C’est le démineur en chef de la loi Macron. Richard Ferrand, 52 ans, député socialiste, est rapporteur général de ce monstre législatif, qui est examiné par l’Assemblée à partir de lundi 26 janvier. A la manœuvre dans une "commission spéciale" qui a planché sept jours d’affilée sur cette réforme, Richard Ferrand a tenté de lever les oppositions à cette loi, jugée beaucoup libérale par une partie de son camp. Sa tâche ne sera pas aisée. Certes, trente patrons, économistes et intellectuels ont lancé un appel, dimanche, dans le "Journal du Dimanche" pour voter la réforme. Mais les frondeurs ont riposté en présentant leurs propositions alternatives. Avant de la défendre dans l’hémicycle, Richard Ferrand décrypte la loi phare du quinquennat de François Hollande.
La loi Macron fait l’objet de vives critiques dans votre camp. Est-ce une loi de gauche ?
C’est sans doute la loi la plus à gauche du quinquennat. On la taxe de libérale mais la gauche a oublié que les idées libérales, du siècle des Lumières, sont des idées de progrès. Cette loi est libérale car elle s’oppose à tous les conservatismes. Elle promeut l’égalité des chances en permettant aux jeunes professionnels du droit de s’installer et en mettant fin au système de cooptation actuel. Elle rend le travail du dimanche et de nuit plus juste, en imposant des compensations pour tous les salariés. Et elle redonne du pouvoir d’achat en améliorant la régulation des péages autoroutiers, ce qui permettra de combattre les dérives tarifaires, et en mettant plus de concurrence dans la grande distribution. Les grandes enseignes qui détiennent plus de 50 % de parts de marché, localement, devront céder des magasins.
Comment jugez-vous les critiques sur la réforme du travail du dimanche, notamment celle de Martine Aubry qui dénonce une régression sociale ?
C’est une formule très emphatique. Est-ce un enjeu de civilisation que de faire passer le nombre de dimanches travaillés de 5 à 12 par an, comme le prévoyait le projet de loi initialement ? En plus, nous l’avons amendé : les maires pourront ouvrir entre zéro et 12 dimanches. Dans les zones touristiques, il faudra obligatoirement signer un accord de branche prévoyant les compensations, en matière de rémunération. Au nom de quoi un homme de gauche peut-il s’opposer à l’assouplissement du travail du dimanche dans ces conditions ?
Cécile Duflot estime que cette loi est anti-environnement. Que lui répondez -vous ?

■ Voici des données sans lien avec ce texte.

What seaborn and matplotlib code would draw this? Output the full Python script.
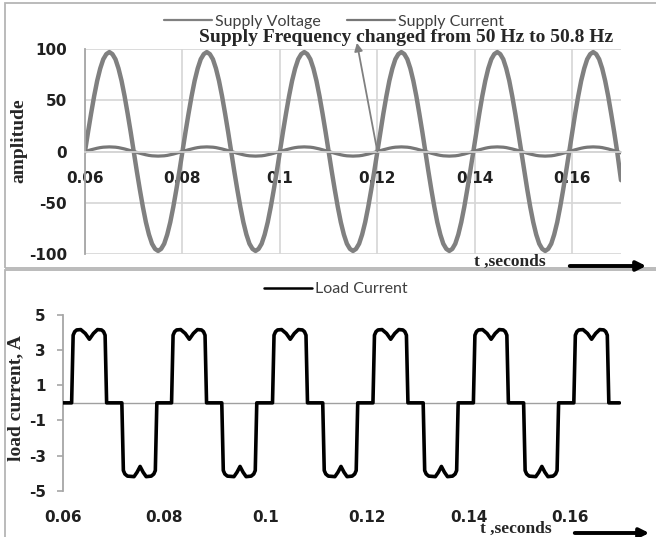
import numpy as np
import pandas as pd
import matplotlib
matplotlib.use("Agg")
import matplotlib.pyplot as plt
from matplotlib.patches import Rectangle, FancyArrowPatch
import seaborn as sns

# ====================== data ======================
# supply side: samples every 1/32 cycle (50 Hz up to 0.12 s, 50.8 Hz after)
t_supply = [
    0.060000, 0.060625, 0.061250, 0.061875, 0.062500, 0.063125, 0.063750, 0.064375,
    0.065000, 0.065625, 0.066250, 0.066875, 0.067500, 0.068125, 0.068750, 0.069375,
    0.070000, 0.070625, 0.071250, 0.071875, 0.072500, 0.073125, 0.073750, 0.074375,
    0.075000, 0.075625, 0.076250, 0.076875, 0.077500, 0.078125, 0.078750, 0.079375,
    0.080000, 0.080625, 0.081250, 0.081875, 0.082500, 0.083125, 0.083750, 0.084375,
    0.085000, 0.085625, 0.086250, 0.086875, 0.087500, 0.088125, 0.088750, 0.089375,
    0.090000, 0.090625, 0.091250, 0.091875, 0.092500, 0.093125, 0.093750, 0.094375,
    0.095000, 0.095625, 0.096250, 0.096875, 0.097500, 0.098125, 0.098750, 0.099375,
    0.100000, 0.100625, 0.101250, 0.101875, 0.102500, 0.103125, 0.103750, 0.104375,
    0.105000, 0.105625, 0.106250, 0.106875, 0.107500, 0.108125, 0.108750, 0.109375,
    0.110000, 0.110625, 0.111250, 0.111875, 0.112500, 0.113125, 0.113750, 0.114375,
    0.115000, 0.115625, 0.116250, 0.116875, 0.117500, 0.118125, 0.118750, 0.119375,
    0.120000,
    0.12062, 0.12123, 0.12185, 0.12246, 0.12308, 0.12369, 0.12431, 0.12492,
    0.12554, 0.12615, 0.12677, 0.12738, 0.12800, 0.12861, 0.12923, 0.12984,
    0.13046, 0.13107, 0.13169, 0.13230, 0.13292, 0.13353, 0.13415, 0.13476,
    0.13538, 0.13599, 0.13661, 0.13722, 0.13784, 0.13845, 0.13907, 0.13969,
    0.14030, 0.14092, 0.14153, 0.14215, 0.14276, 0.14338, 0.14399, 0.14461,
    0.14522, 0.14584, 0.14645, 0.14707, 0.14768, 0.14830, 0.14891, 0.14953,
    0.15014, 0.15076, 0.15137, 0.15199, 0.15260, 0.15322, 0.15383, 0.15445,
    0.15506, 0.15568, 0.15629, 0.15691, 0.15752, 0.15814, 0.15875, 0.15937,
    0.15999, 0.16060, 0.16122, 0.16183, 0.16245, 0.16306, 0.16368, 0.16429,
    0.16491, 0.16552, 0.16614, 0.16675, 0.16737, 0.16798, 0.16860, 0.16921,
    0.17000,
]
supply_voltage = [
    0, 19, 37, 54, 69, 81, 90, 95, 97, 95, 90, 81, 69, 54, 37, 19,
    0, -19, -37, -54, -69, -81, -90, -95, -97, -95, -90, -81, -69, -54, -37, -19,
    0, 19, 37, 54, 69, 81, 90, 95, 97, 95, 90, 81, 69, 54, 37, 19,
    0, -19, -37, -54, -69, -81, -90, -95, -97, -95, -90, -81, -69, -54, -37, -19,
    0, 19, 37, 54, 69, 81, 90, 95, 97, 95, 90, 81, 69, 54, 37, 19,
    0, -19, -37, -54, -69, -81, -90, -95, -97, -95, -90, -81, -69, -54, -37, -19,
    0,
    19, 37, 54, 69, 81, 90, 95, 97, 95, 90, 81, 69, 54, 37, 19, 0,
    -19, -37, -54, -69, -81, -90, -95, -97, -95, -90, -81, -69, -54, -37, -19, 0,
    19, 37, 54, 69, 81, 90, 95, 97, 95, 90, 81, 69, 54, 37, 19, 0,
    -19, -37, -54, -69, -81, -90, -95, -97, -95, -90, -81, -69, -54, -37, -19, 0,
    19, 37, 54, 69, 81, 90, 95, 97, 95, 90, 81, 69, 54, 37, 19, 0,
    -28,
]
supply_current = [
    0, 0.9, 1.7, 2.5, 3.2, 3.8, 4.2, 4.4, 4.5, 4.4, 4.2, 3.8, 3.2, 2.5, 1.7, 0.9,
    0, -0.9, -1.7, -2.5, -3.2, -3.8, -4.2, -4.4, -4.5, -4.4, -4.2, -3.8, -3.2, -2.5, -1.7, -0.9,
    0, 0.9, 1.7, 2.5, 3.2, 3.8, 4.2, 4.4, 4.5, 4.4, 4.2, 3.8, 3.2, 2.5, 1.7, 0.9,
    0, -0.9, -1.7, -2.5, -3.2, -3.8, -4.2, -4.4, -4.5, -4.4, -4.2, -3.8, -3.2, -2.5, -1.7, -0.9,
    0, 0.9, 1.7, 2.5, 3.2, 3.8, 4.2, 4.4, 4.5, 4.4, 4.2, 3.8, 3.2, 2.5, 1.7, 0.9,
    0, -0.9, -1.7, -2.5, -3.2, -3.8, -4.2, -4.4, -4.5, -4.4, -4.2, -3.8, -3.2, -2.5, -1.7, -0.9,
    0,
    0.9, 1.7, 2.5, 3.2, 3.8, 4.2, 4.4, 4.5, 4.4, 4.2, 3.8, 3.2, 2.5, 1.7, 0.9, 0,
    -0.9, -1.7, -2.5, -3.2, -3.8, -4.2, -4.4, -4.5, -4.4, -4.2, -3.8, -3.2, -2.5, -1.7, -0.9, 0,
    0.9, 1.7, 2.5, 3.2, 3.8, 4.2, 4.4, 4.5, 4.4, 4.2, 3.8, 3.2, 2.5, 1.7, 0.9, 0,
    -0.9, -1.7, -2.5, -3.2, -3.8, -4.2, -4.4, -4.5, -4.4, -4.2, -3.8, -3.2, -2.5, -1.7, -0.9, 0,
    0.9, 1.7, 2.5, 3.2, 3.8, 4.2, 4.4, 4.5, 4.4, 4.2, 3.8, 3.2, 2.5, 1.7, 0.9, 0,
    -1.3,
]

# load side: corner points of the quasi-square wave
t_load = [
    0.0600,
    0.0617, 0.0620, 0.0623, 0.0627, 0.0635, 0.0644, 0.0652, 0.0660, 0.0668,
    0.0676, 0.0680, 0.0683, 0.0686, 0.0716, 0.0719, 0.0722, 0.0727, 0.0740,
    0.0746, 0.0752, 0.0758, 0.0764, 0.0774, 0.0779, 0.0782, 0.0785,
    0.0814, 0.0817, 0.0820, 0.0824, 0.0832, 0.0841, 0.0849, 0.0857, 0.0865,
    0.0873, 0.0877, 0.0880, 0.0883, 0.0913, 0.0916, 0.0919, 0.0924, 0.0937,
    0.0943, 0.0949, 0.0955, 0.0961, 0.0971, 0.0976, 0.0979, 0.0982,
    0.1013, 0.1016, 0.1019, 0.1023, 0.1031, 0.1040, 0.1048, 0.1056, 0.1064,
    0.1072, 0.1076, 0.1079, 0.1082, 0.1112, 0.1115, 0.1118, 0.1123, 0.1136,
    0.1142, 0.1148, 0.1154, 0.1160, 0.1170, 0.1175, 0.1178, 0.1181,
    0.1211, 0.1214, 0.1217, 0.1221, 0.1229, 0.1238, 0.1246, 0.1254, 0.1262,
    0.1270, 0.1274, 0.1277, 0.1280, 0.1310, 0.1313, 0.1316, 0.1321, 0.1334,
    0.1340, 0.1346, 0.1352, 0.1358, 0.1368, 0.1373, 0.1376, 0.1379,
    0.1409, 0.1412, 0.1415, 0.1419, 0.1427, 0.1436, 0.1444, 0.1452, 0.1460,
    0.1468, 0.1472, 0.1475, 0.1478, 0.1508, 0.1511, 0.1514, 0.1519, 0.1532,
    0.1538, 0.1544, 0.1550, 0.1556, 0.1566, 0.1571, 0.1574, 0.1577,
    0.1607, 0.1610, 0.1613, 0.1617, 0.1625, 0.1634, 0.1642, 0.1650, 0.1658,
    0.1666, 0.1670, 0.1673, 0.1676, 0.1697,
]
load_current = [
    0,
    0, 3.85, 4.05, 4.15, 4.17, 3.95, 3.62, 3.95, 4.17,
    4.15, 4.05, 3.85, 0, 0, -3.85, -4.05, -4.17, -4.2,
    -3.95, -3.62, -3.95, -4.2, -4.17, -4.05, -3.85, 0,
    0, 3.85, 4.05, 4.15, 4.17, 3.95, 3.62, 3.95, 4.17,
    4.15, 4.05, 3.85, 0, 0, -3.85, -4.05, -4.17, -4.2,
    -3.95, -3.62, -3.95, -4.2, -4.17, -4.05, -3.85, 0,
    0, 3.85, 4.05, 4.15, 4.17, 3.95, 3.62, 3.95, 4.17,
    4.15, 4.05, 3.85, 0, 0, -3.85, -4.05, -4.17, -4.2,
    -3.95, -3.62, -3.95, -4.2, -4.17, -4.05, -3.85, 0,
    0, 3.85, 4.05, 4.15, 4.17, 3.95, 3.62, 3.95, 4.17,
    4.15, 4.05, 3.85, 0, 0, -3.85, -4.05, -4.17, -4.2,
    -3.95, -3.62, -3.95, -4.2, -4.17, -4.05, -3.85, 0,
    0, 3.85, 4.05, 4.15, 4.17, 3.95, 3.62, 3.95, 4.17,
    4.15, 4.05, 3.85, 0, 0, -3.85, -4.05, -4.17, -4.2,
    -3.95, -3.62, -3.95, -4.2, -4.17, -4.05, -3.85, 0,
    0, 3.85, 4.05, 4.15, 4.17, 3.95, 3.62, 3.95, 4.17,
    4.15, 4.05, 3.85, 0, 0,
]

x_ticks = [0.06, 0.08, 0.1, 0.12, 0.14, 0.16]
x_tick_labels = ["0.06", "0.08", "0.1", "0.12", "0.14", "0.16"]
amp_ticks = [-100, -50, 0, 50, 100]
load_ticks = [-5, -3, -1, 1, 3, 5]

df_supply = pd.DataFrame({"t": t_supply, "Supply Voltage": supply_voltage,
                          "Supply Current": supply_current})
df_load = pd.DataFrame({"t": t_load, "Load Current": load_current})

# ====================== style ======================
sns.set_theme(style="white")
plt.rcParams["font.family"] = ["DejaVu Sans"]
plt.rcParams["axes.unicode_minus"] = False
SERIF = "Liberation Serif"
LEG_FONT = "Lato"

W, H = 656, 537
fig = plt.figure(figsize=(W / 100, H / 100), dpi=100)


def fx(px):
    return px / W


def fy(py):
    return 1 - py / H


# panel frames (two pasted Excel charts)
for top, bot in [(3, 268), (270, 545)]:
    fig.add_artist(Rectangle((fx(5), fy(bot)), fx(700) - fx(5), fy(top) - fy(bot),
                             transform=fig.transFigure, fill=False,
                             ec="#b5b5b5", lw=1.3))

# ====================== top panel: supply ======================
ax1 = fig.add_axes([fx(85), fy(254), fx(621) - fx(85), fy(49) - fy(254)])
sns.lineplot(data=df_supply, x="t", y="Supply Voltage", ax=ax1, color="#808080",
             lw=3.2, label="Supply Voltage", estimator=None, sort=False)
sns.lineplot(data=df_supply, x="t", y="Supply Current", ax=ax1, color="#777777",
             lw=2.3, label="Supply Current", estimator=None, sort=False)
ax1.set_xlim(0.06, 0.17)
ax1.set_ylim(-100, 100)
ax1.set_xticks(x_ticks)
ax1.set_xticklabels(x_tick_labels)
ax1.set_yticks(amp_ticks)
ax1.grid(True, color="#d6d6d6", lw=1.2)
ax1.set_axisbelow(True)
for s in ["top", "right"]:
    ax1.spines[s].set_visible(False)
ax1.spines["bottom"].set_position(("data", 0))
ax1.spines["bottom"].set_color("#d6d6d6")
ax1.spines["left"].set_color("#a6a6a6")
ax1.spines["left"].set_linewidth(1.3)
ax1.tick_params(axis="x", length=0, pad=14, labelsize=11, labelcolor="#202020")
ax1.tick_params(axis="y", length=0, pad=13, labelsize=11, labelcolor="#202020")
for lab in ax1.get_xticklabels() + ax1.get_yticklabels():
    lab.set_fontweight("bold")
ax1.set_xlabel("")
ax1.set_ylabel("")
h1, l1 = ax1.get_legend_handles_labels()
ax1.get_legend().remove()
leg1 = fig.legend(h1, l1, loc="center", bbox_to_anchor=(fx(334), fy(22)), ncol=2,
                  frameon=False, handlelength=3.0, handletextpad=0.2,
                  columnspacing=1.6, prop={"family": LEG_FONT, "size": 11.5},
                  labelcolor="#404040")
for ln in leg1.get_lines():
    ln.set_linewidth(1.6)

fig.text(fx(406), fy(37), "Supply Frequency changed from 50 Hz to 50.8 Hz",
         family=SERIF, weight="bold", size=14, ha="center", va="center")
ax1.annotate("", xy=(0.1158, 106), xytext=(0.12, 0),
             arrowprops=dict(arrowstyle="-|>", color="#808080", lw=1.3,
                             mutation_scale=12, shrinkA=0, shrinkB=0),
             annotation_clip=False)
fig.text(fx(19), fy(141), "amplitude", family=SERIF, weight="bold", size=14,
         rotation=90, ha="center", va="center")
fig.text(fx(510), fy(262), "t ,seconds", family=SERIF, weight="bold", size=12.5,
         ha="center", va="center")
fig.add_artist(FancyArrowPatch((fx(567), fy(266)), (fx(649), fy(266)),
                               transform=fig.transFigure, arrowstyle="-|>",
                               mutation_scale=14, lw=2.8, color="black"))

# ====================== bottom panel: load ======================
ax2 = fig.add_axes([fx(63), fy(490.7), fx(621) - fx(63), fy(315) - fy(490.7)])
ax2.axhline(0, color="#a0a0a0", lw=1.0, zorder=1)
sns.lineplot(data=df_load, x="t", y="Load Current", ax=ax2, color="black",
             lw=2.6, label="Load Current", estimator=None, sort=False, zorder=3)
ax2.set_xlim(0.06, 0.17)
ax2.set_ylim(-5, 5)
ax2.set_xticks(x_ticks)
ax2.set_xticklabels(x_tick_labels)
ax2.set_yticks(load_ticks)
ax2.grid(False)
for s in ["top", "right", "bottom"]:
    ax2.spines[s].set_visible(False)
ax2.spines["left"].set_color("#a6a6a6")
ax2.spines["left"].set_linewidth(1.3)
ax2.tick_params(axis="x", length=0, pad=14, labelsize=11, labelcolor="#202020")
ax2.tick_params(axis="y", left=True, length=4.5, width=1.2, color="#a6a6a6",
                direction="out", pad=8, labelsize=11, labelcolor="#202020")
for lab in ax2.get_xticklabels() + ax2.get_yticklabels():
    lab.set_fontweight("bold")
ax2.set_xlabel("")
ax2.set_ylabel("")
h2, l2 = ax2.get_legend_handles_labels()
ax2.get_legend().remove()
leg2 = fig.legend(h2, l2, loc="center", bbox_to_anchor=(fx(336), fy(289)),
                  frameon=False, handlelength=3.0, handletextpad=0.2,
                  prop={"family": LEG_FONT, "size": 11.5}, labelcolor="#404040")
for ln in leg2.get_lines():
    ln.set_linewidth(1.8)

fig.text(fx(16), fy(398), "load current, A", family=SERIF, weight="bold", size=14,
         rotation=90, ha="center", va="center")
fig.text(fx(516), fy(529), "t ,seconds", family=SERIF, weight="bold", size=12.5,
         ha="center", va="center")
fig.add_artist(FancyArrowPatch((fx(572), fy(533)), (fx(652), fy(533)),
                               transform=fig.transFigure, arrowstyle="-|>",
                               mutation_scale=14, lw=2.8, color="black"))

fig.savefig("out.png", dpi=100)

Elle souhaite mettre en échec la loi Macron, comme elle l’a déclaré. Mais elle ne l’a pas lue. Nous allons simplifier le droit de l’environnement par ordonnance mais n’avons pas donné, pour autant, un chèque en blanc au gouvernement. Le dispositif sera élaboré avec le Conseil national de la transition écologique, où siègent des représentants des associations écologiques.
C’est une loi hors norme, véritable monstre législatif. Comment l’avez-vous géré ?
C’est sans doute la loi la plus volumineuse jamais examinée par le Parlement. Elle atteint 200 articles, 1743 amendements ont été déposés en commission et 495 adoptés. La commission a siégé 82 heures en une semaine. Emmanuel Macron, le ministre de l’Economie, y a travaillé de bout en bout et répondu à tous les amendements, dans les moindres détails. Il a été excellent : franc, courtois et plein d’humour. La droite l’a même applaudi à la fin des travaux
On vous considère comme l’un des démineurs de la loi. Comment avez-vous essayé de lever les oppositions ?
Au sein de cette commission spéciale, l’alchimie a été positive. Nous avons réussi à lever les craintes et les points de blocage. Je pense être assez fédérateur au sein de la famille socialiste. Je suis mitterrandiste, proche de personnalités différentes comme Claude Bartolone, Louis Mermaz ou Henri Emmanuelli. Dans l’équipe de "rapporteurs spéciaux" de la loi, j’ai choisi des députés qui connaissent bien leur domaine et de sensibilité différente. Certains font même partie de ce qu’on appelle les "frondeurs".